I don’t have so much time for books nowadays. My goodreads challenge gets smaller and smaller every year, but I do manage to select the books I want to read to make sure they are really worth it. Flowers for Algernon is one of the books I read recently and I just loved it. The story is very sensible and sad, but it shows all these great values that simple people still have and that we, living in a modern and consumerist society, tend to forget about.
Flowers for Algernon is the story of Charlie Gordon, a cleaner who has an IQ of 68, but who “reely wantd to lern I wantid it more even then pepul who are smarter even then me … all my life I wantid to be smart and not dumb”. The book is written as short diary entries, and using Charlie’s way of writing, full of errors, introduces us directly into his simple soul and mind, making the character even more powerful and making us understand him and empathize with him to the maximum.
Charlie Gordan is a 37-year-old honest man of low intelligence. When he undergoes an experimental surgery that increases his intelligence, the low IQ that once chained him down leaps to an unbelievable 200. He experiences the joy and strength of processing new knowledge but like all things, intelligence comes with a price. Charlie is shocked when his once innocent eyes open up to the beauty and cruelty of reality. He also faces emotional pain and sorrow when he sees the way those who are mentally retarded are treated and are isolated from the world. Through journaling, Charlie keeps record of his progress and the effect the surgery has on his life.

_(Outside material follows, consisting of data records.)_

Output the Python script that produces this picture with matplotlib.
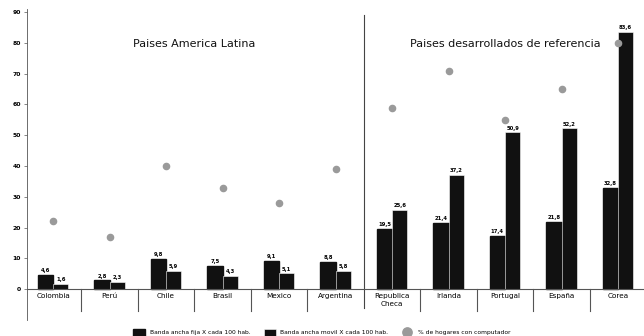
import matplotlib
matplotlib.use("Agg")
import matplotlib.pyplot as plt
import numpy as np

# Datos
paises = ["Colombia", "Perú", "Chile", "Brasil", "Mexico", "Argentina",
          "Republica\nCheca", "Irlanda", "Portugal", "España", "Corea"]
banda_fija = [4.6, 2.8, 9.8, 7.5, 9.1, 8.8, 19.5, 21.4, 17.4, 21.8, 32.8]
banda_movil = [1.6, 2.3, 5.9, 4.3, 5.1, 5.8, 25.6, 37.2, 50.9, 52.2, 83.6]
hogares_pc = [22, 17, 40, 33, 28, 39, 59, 71, 55, 65, 80]
titulos = ["Paises America Latina", "Paises desarrollados de referencia"]
leyenda = ["Banda ancha fija X cada 100 hab.", "Banda ancha movil X cada 100 hab.",
           "% de hogares con computador"]

fig = plt.figure(figsize=(6.44, 3.36), dpi=100)
ax = fig.add_axes([0.042, 0.048, 0.958, 0.925])

x = np.arange(len(paises))
ancho = 0.27
b1 = ax.bar(x - ancho / 2, banda_fija, ancho, color="#111111", edgecolor="#111111",
            label=leyenda[0])
b2 = ax.bar(x + ancho / 2, banda_movil, ancho, color="#111111", edgecolor="#ffffff",
            linewidth=0.4, label=leyenda[1])
sc = ax.scatter(x, hogares_pc, s=20, color="#9a9a9a", zorder=3, label=leyenda[2])

# etiquetas de valores
for xi, v in zip(x - ancho / 2, banda_fija):
    ax.text(xi, v + 0.6, f"{v:.1f}".replace(".", ","), ha="center", va="bottom",
            fontsize=3.8, fontweight="bold")
for xi, v in zip(x + ancho / 2, banda_movil):
    ax.text(xi, v + 0.6, f"{v:.1f}".replace(".", ","), ha="center", va="bottom",
            fontsize=3.8, fontweight="bold")

# eje x y separadores
ax.axhline(0, color="#555555", lw=0.8, zorder=4)
for i in range(len(paises) - 1):
    if i == 5:
        ax.plot([i + 0.5, i + 0.5], [-6, 89], color="#444444", lw=0.8)
    else:
        ax.plot([i + 0.5, i + 0.5], [0, -7], color="#555555", lw=0.8)
for xi, p in zip(x, paises):
    ax.text(xi, -1.3, p, ha="center", va="top", fontsize=5.2, linespacing=1.3)

ax.text(2.5, 79.5, titulos[0], ha="center", va="center", fontsize=8.0, color="#111111")
ax.text(8.0, 79.5, titulos[1], ha="center", va="center", fontsize=8.0, color="#111111")

ax.set_xlim(-0.46, 10.46)
ax.set_ylim(-10, 91)
ax.set_yticks(range(0, 91, 10))
ax.set_yticklabels([str(t) for t in range(0, 91, 10)], fontsize=4.4, fontweight="bold")
ax.set_xticks([])
ax.tick_params(axis="y", length=2.5, width=0.5, color="#555555", pad=2)
for s in ["top", "right", "bottom"]:
    ax.spines[s].set_visible(False)
ax.spines["left"].set_color("#555555")
ax.spines["left"].set_linewidth(0.6)
ax.spines["left"].set_linestyle((0, (3, 1)))

fig.legend(handles=[b1, b2, sc], labels=leyenda, loc="lower center",
           bbox_to_anchor=(0.5, -0.015), ncol=3, frameon=False,
           prop={"size": 4.3},
           handlelength=2.0, handleheight=1.4, columnspacing=2.2, markerscale=1.5)

fig.savefig("out.png", dpi=100)
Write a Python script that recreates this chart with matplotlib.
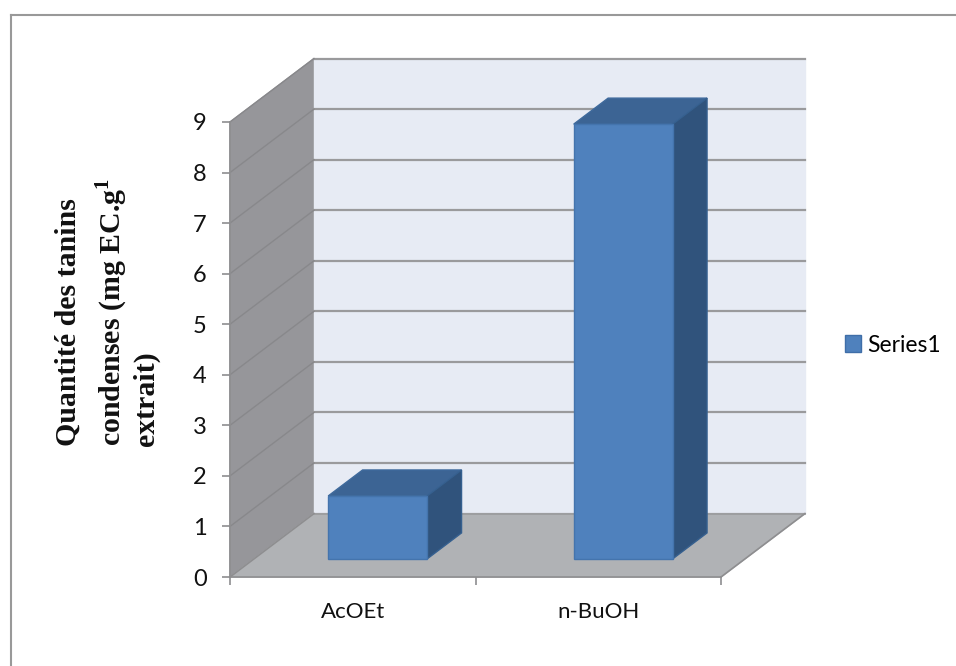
import matplotlib
matplotlib.use('Agg')
import matplotlib.pyplot as plt
from matplotlib.lines import Line2D
from matplotlib.patches import Patch

categories = ['AcOEt', 'n-BuOH']
values = [1.245, 8.6]
yticks = [0, 1, 2, 3, 4, 5, 6, 7, 8, 9]
series_name = 'Series1'
ylabel_lines = ['Quantité des tanins', r'condenses (mg EC.g$^{\mathbf{1}}$', 'extrait)']

# fake 3d: how far the back wall is shifted, in data units
DX = 0.342
DY = 1.255
BAR_W = 0.403
D_FRONT = 0.285
D_BACK = 0.695
BAR_SHIFT = 0.504

plt.rcParams['font.family'] = 'Lato'
plt.rcParams['mathtext.fontset'] = 'custom'
plt.rcParams['mathtext.bf'] = 'Liberation Serif:bold'

W, H = 956, 666
fig = plt.figure(figsize=(W / 100, H / 100), dpi=100)
ax = fig.add_axes([230 / W, (H - 577) / H, 491 / W, 455 / H])
ax.set_xlim(0, 2)
ax.set_ylim(0, 9)


def proj(x, y, d):
    return x + d * DX, y + d * DY


def poly(pts, color, edge=None, z=1):
    xs = [p[0] for p in pts]
    ys = [p[1] for p in pts]
    ax.fill(xs, ys, facecolor=color, edgecolor=edge if edge else color, lw=1, zorder=z, clip_on=False)


# walls and floor
poly([proj(0, 0, 0), proj(0, 0, 1), proj(0, 9, 1), proj(0, 9, 0)], '#96969a', z=1)
poly([proj(0, 0, 1), proj(2, 0, 1), proj(2, 9, 1), proj(0, 9, 1)], '#e7ebf4', z=1)
poly([proj(0, 0, 0), proj(2, 0, 0), proj(2, 0, 1), proj(0, 0, 1)], '#b0b2b5', z=1)

for v in yticks[1:]:
    a, b = proj(0, v, 1), proj(2, v, 1)
    ax.plot([a[0], b[0]], [a[1], b[1]], color='#9a9a9c', lw=1.6, zorder=2, clip_on=False)
    c = proj(0, v, 0)
    ax.plot([c[0], a[0]], [c[1], a[1]], color='#88888b', lw=1.0, zorder=2, clip_on=False)
a, b = proj(0, 0, 1), proj(2, 0, 1)
ax.plot([a[0], b[0]], [a[1], b[1]], color='#9a9a9c', lw=1.2, zorder=2, clip_on=False)
c = proj(2, 0, 0)
ax.plot([c[0], b[0]], [c[1], b[1]], color='#8e8e90', lw=1.2, zorder=2, clip_on=False)
c = proj(0, 0, 0)
ax.plot([c[0], a[0]], [c[1], a[1]], color='#8e8e90', lw=1.2, zorder=2, clip_on=False)

# bars
for i, v in enumerate(values):
    x0 = i + BAR_SHIFT - BAR_W / 2
    x1 = i + BAR_SHIFT + BAR_W / 2
    poly([proj(x0, v, D_FRONT), proj(x1, v, D_FRONT), proj(x1, v, D_BACK), proj(x0, v, D_BACK)],
         '#3c6494', '#3f6a9c', z=3)
    poly([proj(x1, 0, D_FRONT), proj(x1, 0, D_BACK), proj(x1, v, D_BACK), proj(x1, v, D_FRONT)],
         '#30537c', '#36608f', z=3)
    poly([proj(x0, 0, D_FRONT), proj(x1, 0, D_FRONT), proj(x1, v, D_FRONT), proj(x0, v, D_FRONT)],
         '#4f81bd', '#4474ad', z=4)

for s in ['top', 'right']:
    ax.spines[s].set_visible(False)
for s in ['left', 'bottom']:
    ax.spines[s].set_color('#8e8e90')
    ax.spines[s].set_linewidth(1.2)
    ax.spines[s].set_zorder(5)

ax.set_yticks(yticks)
ax.set_yticklabels([str(t) for t in yticks])
ax.set_xticks([0, 1, 2])
ax.set_xticklabels([])
ax.set_xticks([0.5, 1.5], minor=True)
ax.set_xticklabels(categories, minor=True)
ax.tick_params(axis='y', length=5.8, width=1.2, color='#8e8e90', pad=11, labelsize=17, labelcolor='#111111')
ax.tick_params(axis='x', which='major', length=5.8, width=1.2, color='#8e8e90')
ax.tick_params(axis='x', which='minor', length=0, pad=18, labelsize=16, labelcolor='#111111')

# y title, three lines starting at the same height
for line, px in zip(ylabel_lines, [68, 112, 146]):
    fig.text(px / W, (H - 446) / H, line, rotation=90, ha='center', va='bottom', rotation_mode='default',
             family='Liberation Serif', weight='bold', fontsize=21.5, color='#111111')

ax.legend(handles=[Patch(facecolor='#4f81bd', edgecolor='#3f6ea8', label=series_name)],
          loc='center left', bbox_to_anchor=(840 / W, (H - 345) / H), bbox_transform=fig.transFigure,
          frameon=False, fontsize=16.5, handlelength=0.7, handleheight=0.7, handletextpad=0.3,
          borderaxespad=0, borderpad=0.2)

# outer frame of the chart
fig.add_artist(Line2D([11 / W, 11 / W], [(H - 15) / H, 0], color='#999999', lw=1.5))
fig.add_artist(Line2D([11 / W, 1], [(H - 15) / H, (H - 15) / H], color='#999999', lw=1.5))

fig.savefig('out.png', dpi=100)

As Charlie’s intelligence grows, his writing level also improves, until he gets to the point where he is very academic and uses a very complex and sophisticated language.
I would say that this book is a very educative one, especially when trying to deal with people with mental handicaps. And maybe it’s a very good book for children and teenagers, to help them understand that, in the end, we are all human and you become more and more human when you treat others like you would also like to be treated by others.